> **JOB**: Copy out exactly the lines spanning the line with "Generate a web" to the line with "const titleLines = ['Comparazione", inclusive, from the data underneath, with no pictures.

> **RAW DATA**:
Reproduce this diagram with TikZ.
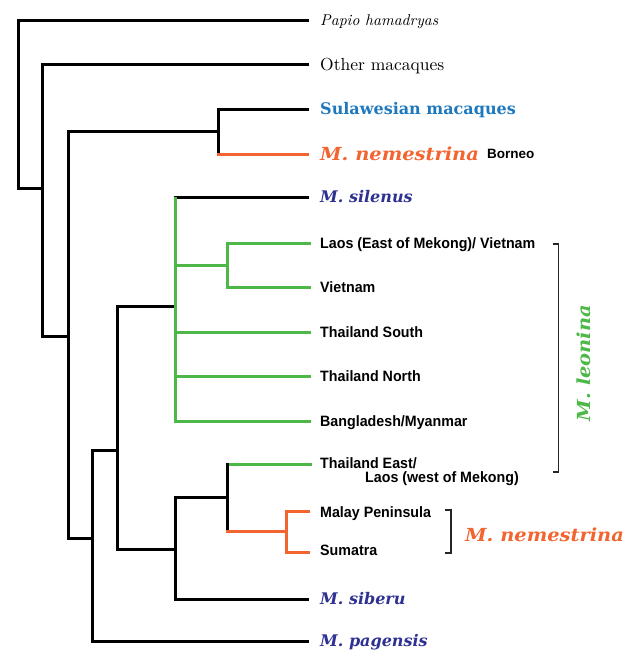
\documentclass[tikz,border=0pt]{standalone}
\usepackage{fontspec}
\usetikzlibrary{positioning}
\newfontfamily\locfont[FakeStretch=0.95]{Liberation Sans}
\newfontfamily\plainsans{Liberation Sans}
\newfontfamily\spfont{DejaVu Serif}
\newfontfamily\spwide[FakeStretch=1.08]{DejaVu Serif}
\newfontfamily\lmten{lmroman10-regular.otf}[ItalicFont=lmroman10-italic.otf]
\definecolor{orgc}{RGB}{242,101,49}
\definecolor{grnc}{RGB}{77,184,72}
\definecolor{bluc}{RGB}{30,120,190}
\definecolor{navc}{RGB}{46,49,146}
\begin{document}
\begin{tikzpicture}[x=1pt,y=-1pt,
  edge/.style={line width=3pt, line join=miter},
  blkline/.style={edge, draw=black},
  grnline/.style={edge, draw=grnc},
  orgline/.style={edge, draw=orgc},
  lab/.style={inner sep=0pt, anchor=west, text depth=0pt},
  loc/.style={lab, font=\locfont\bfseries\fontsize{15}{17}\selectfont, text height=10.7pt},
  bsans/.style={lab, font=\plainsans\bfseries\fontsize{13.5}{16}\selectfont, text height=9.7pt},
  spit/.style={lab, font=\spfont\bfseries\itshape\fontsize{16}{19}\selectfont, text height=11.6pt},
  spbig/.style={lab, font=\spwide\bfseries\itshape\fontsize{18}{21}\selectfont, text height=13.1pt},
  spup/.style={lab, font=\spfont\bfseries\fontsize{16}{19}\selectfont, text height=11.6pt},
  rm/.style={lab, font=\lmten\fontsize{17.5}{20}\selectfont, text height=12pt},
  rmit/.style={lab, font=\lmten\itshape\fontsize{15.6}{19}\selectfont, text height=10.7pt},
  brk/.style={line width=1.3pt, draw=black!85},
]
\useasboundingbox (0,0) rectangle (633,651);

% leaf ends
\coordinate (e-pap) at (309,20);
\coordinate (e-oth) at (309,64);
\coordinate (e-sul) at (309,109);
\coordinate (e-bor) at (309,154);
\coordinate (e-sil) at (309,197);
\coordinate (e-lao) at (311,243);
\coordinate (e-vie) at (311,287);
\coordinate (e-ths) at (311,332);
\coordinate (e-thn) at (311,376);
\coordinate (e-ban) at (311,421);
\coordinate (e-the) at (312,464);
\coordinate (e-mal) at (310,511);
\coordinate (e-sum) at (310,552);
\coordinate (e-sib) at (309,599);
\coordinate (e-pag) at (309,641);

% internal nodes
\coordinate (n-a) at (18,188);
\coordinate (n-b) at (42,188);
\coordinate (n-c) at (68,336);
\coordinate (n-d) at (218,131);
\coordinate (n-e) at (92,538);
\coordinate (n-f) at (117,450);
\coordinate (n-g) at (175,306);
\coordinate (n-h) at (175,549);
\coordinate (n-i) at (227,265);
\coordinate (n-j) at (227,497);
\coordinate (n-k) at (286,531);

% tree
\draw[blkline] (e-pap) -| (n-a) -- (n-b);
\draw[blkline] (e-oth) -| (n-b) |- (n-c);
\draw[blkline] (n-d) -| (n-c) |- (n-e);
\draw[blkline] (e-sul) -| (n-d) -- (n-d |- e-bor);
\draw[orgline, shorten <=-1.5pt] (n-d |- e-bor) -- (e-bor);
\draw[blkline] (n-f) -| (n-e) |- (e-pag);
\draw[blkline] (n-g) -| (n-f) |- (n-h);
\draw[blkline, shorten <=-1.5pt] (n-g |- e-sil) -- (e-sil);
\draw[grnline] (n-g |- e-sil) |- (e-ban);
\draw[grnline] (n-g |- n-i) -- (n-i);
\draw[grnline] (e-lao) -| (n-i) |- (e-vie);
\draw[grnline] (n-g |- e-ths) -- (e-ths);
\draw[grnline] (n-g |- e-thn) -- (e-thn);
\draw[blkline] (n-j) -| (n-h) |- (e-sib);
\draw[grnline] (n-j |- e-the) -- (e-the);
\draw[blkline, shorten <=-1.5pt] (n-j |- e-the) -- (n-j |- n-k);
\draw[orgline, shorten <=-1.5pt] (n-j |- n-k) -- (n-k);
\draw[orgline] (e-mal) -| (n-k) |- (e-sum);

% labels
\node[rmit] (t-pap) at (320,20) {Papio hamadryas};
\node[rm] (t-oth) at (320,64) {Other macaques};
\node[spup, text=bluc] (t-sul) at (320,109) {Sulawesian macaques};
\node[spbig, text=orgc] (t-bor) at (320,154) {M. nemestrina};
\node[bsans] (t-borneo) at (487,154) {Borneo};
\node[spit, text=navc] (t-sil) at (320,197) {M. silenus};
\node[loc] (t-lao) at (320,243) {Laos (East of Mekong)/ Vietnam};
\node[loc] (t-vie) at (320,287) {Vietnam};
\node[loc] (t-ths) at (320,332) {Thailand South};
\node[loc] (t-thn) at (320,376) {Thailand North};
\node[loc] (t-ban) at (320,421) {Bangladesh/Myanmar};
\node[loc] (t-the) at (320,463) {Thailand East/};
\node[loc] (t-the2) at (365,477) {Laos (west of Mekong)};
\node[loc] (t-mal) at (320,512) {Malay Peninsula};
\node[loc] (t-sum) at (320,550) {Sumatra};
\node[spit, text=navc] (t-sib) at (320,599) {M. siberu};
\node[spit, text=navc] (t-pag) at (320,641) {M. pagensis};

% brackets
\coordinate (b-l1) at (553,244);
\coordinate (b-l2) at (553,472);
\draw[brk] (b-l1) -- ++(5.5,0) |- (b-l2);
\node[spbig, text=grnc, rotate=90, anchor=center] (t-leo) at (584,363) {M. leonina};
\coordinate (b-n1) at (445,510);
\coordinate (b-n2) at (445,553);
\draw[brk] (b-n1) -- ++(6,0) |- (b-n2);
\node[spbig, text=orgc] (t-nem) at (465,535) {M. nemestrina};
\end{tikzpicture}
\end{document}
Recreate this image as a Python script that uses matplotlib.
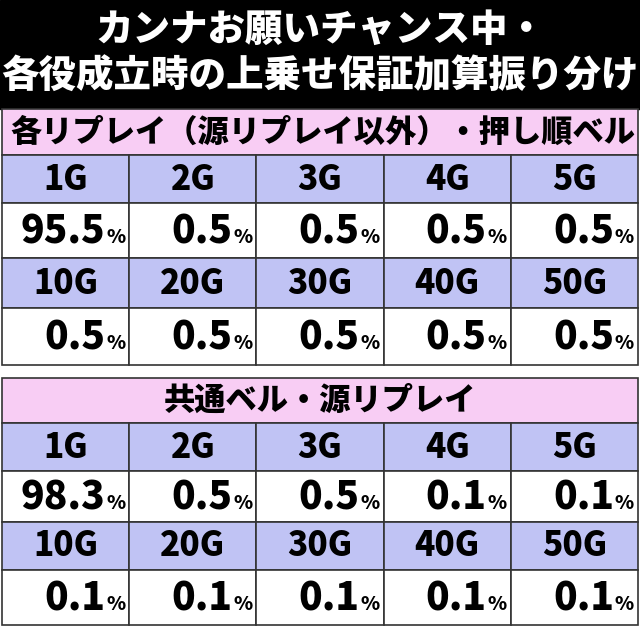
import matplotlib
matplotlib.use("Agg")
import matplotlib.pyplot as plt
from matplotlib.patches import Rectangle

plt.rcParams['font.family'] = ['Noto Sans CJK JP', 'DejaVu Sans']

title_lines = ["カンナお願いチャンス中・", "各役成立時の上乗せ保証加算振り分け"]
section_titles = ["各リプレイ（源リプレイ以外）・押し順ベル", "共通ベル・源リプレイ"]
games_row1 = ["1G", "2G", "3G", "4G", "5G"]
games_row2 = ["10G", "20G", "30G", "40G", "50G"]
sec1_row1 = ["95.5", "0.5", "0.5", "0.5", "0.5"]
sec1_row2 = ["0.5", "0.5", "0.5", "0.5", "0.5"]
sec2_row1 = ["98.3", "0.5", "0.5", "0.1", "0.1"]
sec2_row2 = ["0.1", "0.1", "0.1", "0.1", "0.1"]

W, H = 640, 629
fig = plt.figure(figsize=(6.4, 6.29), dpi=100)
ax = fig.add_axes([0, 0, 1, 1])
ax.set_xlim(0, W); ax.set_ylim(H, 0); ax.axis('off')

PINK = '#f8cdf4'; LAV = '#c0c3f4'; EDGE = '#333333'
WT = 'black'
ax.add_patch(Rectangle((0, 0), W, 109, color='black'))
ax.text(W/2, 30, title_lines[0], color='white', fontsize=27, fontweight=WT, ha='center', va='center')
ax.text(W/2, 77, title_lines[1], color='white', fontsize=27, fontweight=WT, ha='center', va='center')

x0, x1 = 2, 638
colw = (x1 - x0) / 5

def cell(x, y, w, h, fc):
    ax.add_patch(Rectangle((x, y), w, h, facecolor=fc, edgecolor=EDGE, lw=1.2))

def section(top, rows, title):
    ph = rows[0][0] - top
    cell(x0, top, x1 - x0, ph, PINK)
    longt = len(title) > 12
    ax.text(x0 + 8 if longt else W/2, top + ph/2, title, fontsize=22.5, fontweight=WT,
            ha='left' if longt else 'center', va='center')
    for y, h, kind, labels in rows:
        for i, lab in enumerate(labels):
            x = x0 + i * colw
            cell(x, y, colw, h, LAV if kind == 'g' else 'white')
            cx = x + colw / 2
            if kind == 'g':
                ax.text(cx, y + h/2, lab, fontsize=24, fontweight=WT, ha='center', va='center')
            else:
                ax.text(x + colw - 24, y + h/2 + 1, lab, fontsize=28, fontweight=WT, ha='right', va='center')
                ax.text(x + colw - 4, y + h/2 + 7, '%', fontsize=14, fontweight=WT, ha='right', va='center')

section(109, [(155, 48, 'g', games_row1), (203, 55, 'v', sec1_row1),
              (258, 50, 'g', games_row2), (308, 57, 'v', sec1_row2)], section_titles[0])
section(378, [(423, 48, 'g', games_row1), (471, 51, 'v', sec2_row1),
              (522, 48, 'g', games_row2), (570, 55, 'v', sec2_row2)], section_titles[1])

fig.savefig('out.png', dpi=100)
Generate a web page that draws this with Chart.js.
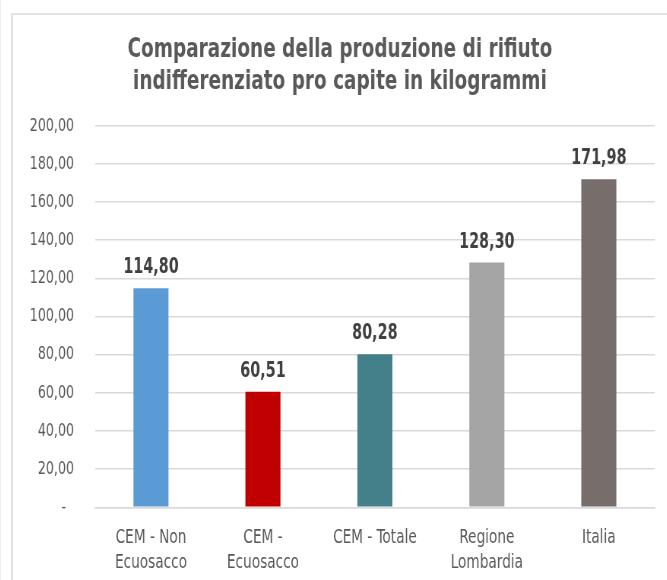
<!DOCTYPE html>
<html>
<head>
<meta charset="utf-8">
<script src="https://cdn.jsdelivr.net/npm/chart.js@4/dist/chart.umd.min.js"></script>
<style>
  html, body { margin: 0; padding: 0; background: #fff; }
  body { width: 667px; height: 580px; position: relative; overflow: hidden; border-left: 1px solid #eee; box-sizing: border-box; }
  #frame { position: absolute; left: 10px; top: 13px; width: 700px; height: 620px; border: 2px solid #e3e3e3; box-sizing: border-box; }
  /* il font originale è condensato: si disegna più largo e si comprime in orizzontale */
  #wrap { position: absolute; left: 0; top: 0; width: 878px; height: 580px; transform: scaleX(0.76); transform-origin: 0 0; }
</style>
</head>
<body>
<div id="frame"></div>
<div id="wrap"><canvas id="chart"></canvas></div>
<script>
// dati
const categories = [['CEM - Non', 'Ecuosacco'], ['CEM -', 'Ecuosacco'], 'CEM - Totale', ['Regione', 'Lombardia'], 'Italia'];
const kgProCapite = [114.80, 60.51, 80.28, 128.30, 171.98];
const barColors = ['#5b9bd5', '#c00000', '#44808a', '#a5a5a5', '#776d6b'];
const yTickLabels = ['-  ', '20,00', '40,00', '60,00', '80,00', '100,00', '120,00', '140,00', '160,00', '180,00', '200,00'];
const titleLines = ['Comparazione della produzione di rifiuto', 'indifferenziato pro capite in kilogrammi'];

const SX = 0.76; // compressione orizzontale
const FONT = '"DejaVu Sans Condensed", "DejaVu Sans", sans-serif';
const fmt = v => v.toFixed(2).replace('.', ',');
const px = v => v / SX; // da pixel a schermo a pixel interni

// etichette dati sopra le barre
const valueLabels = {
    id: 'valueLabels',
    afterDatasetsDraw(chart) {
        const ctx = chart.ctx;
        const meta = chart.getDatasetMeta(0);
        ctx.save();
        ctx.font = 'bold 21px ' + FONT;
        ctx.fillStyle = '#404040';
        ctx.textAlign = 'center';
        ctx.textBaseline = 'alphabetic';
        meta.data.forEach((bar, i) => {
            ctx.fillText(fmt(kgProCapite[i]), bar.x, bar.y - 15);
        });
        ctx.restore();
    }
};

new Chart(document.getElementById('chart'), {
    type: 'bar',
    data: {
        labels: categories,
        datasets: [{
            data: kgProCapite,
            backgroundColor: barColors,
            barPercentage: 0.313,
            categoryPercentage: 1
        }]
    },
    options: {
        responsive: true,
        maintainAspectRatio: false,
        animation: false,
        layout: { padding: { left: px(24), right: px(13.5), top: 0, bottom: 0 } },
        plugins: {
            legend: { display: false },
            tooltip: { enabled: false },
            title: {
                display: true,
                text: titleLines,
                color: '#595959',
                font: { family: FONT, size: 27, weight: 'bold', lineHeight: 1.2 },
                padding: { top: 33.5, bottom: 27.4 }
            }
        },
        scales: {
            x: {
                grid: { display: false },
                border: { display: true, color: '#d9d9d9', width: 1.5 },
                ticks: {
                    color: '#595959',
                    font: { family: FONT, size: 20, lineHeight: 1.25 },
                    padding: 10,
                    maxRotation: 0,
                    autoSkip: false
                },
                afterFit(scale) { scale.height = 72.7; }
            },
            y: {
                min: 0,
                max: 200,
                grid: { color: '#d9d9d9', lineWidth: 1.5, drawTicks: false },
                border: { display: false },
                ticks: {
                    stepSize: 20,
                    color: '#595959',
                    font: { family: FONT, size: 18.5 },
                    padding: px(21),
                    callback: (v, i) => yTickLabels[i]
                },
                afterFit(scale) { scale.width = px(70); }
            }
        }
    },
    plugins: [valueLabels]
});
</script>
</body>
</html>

> **CORRECT RESPONSE**:
Generate a web page that draws this with Chart.js.
<!DOCTYPE html>
<html>
<head>
<meta charset="utf-8">
<script src="https://cdn.jsdelivr.net/npm/chart.js@4/dist/chart.umd.min.js"></script>
<style>
  html, body { margin: 0; padding: 0; background: #fff; }
  body { width: 667px; height: 580px; position: relative; overflow: hidden; border-left: 1px solid #eee; box-sizing: border-box; }
  #frame { position: absolute; left: 10px; top: 13px; width: 700px; height: 620px; border: 2px solid #e3e3e3; box-sizing: border-box; }
  /* il font originale è condensato: si disegna più largo e si comprime in orizzontale */
  #wrap { position: absolute; left: 0; top: 0; width: 878px; height: 580px; transform: scaleX(0.76); transform-origin: 0 0; }
</style>
</head>
<body>
<div id="frame"></div>
<div id="wrap"><canvas id="chart"></canvas></div>
<script>
// dati
const categories = [['CEM - Non', 'Ecuosacco'], ['CEM -', 'Ecuosacco'], 'CEM - Totale', ['Regione', 'Lombardia'], 'Italia'];
const kgProCapite = [114.80, 60.51, 80.28, 128.30, 171.98];
const barColors = ['#5b9bd5', '#c00000', '#44808a', '#a5a5a5', '#776d6b'];
const yTickLabels = ['-  ', '20,00', '40,00', '60,00', '80,00', '100,00', '120,00', '140,00', '160,00', '180,00', '200,00'];
const titleLines = ['Comparazione della produzione di rifiuto', 'indifferenziato pro capite in kilogrammi'];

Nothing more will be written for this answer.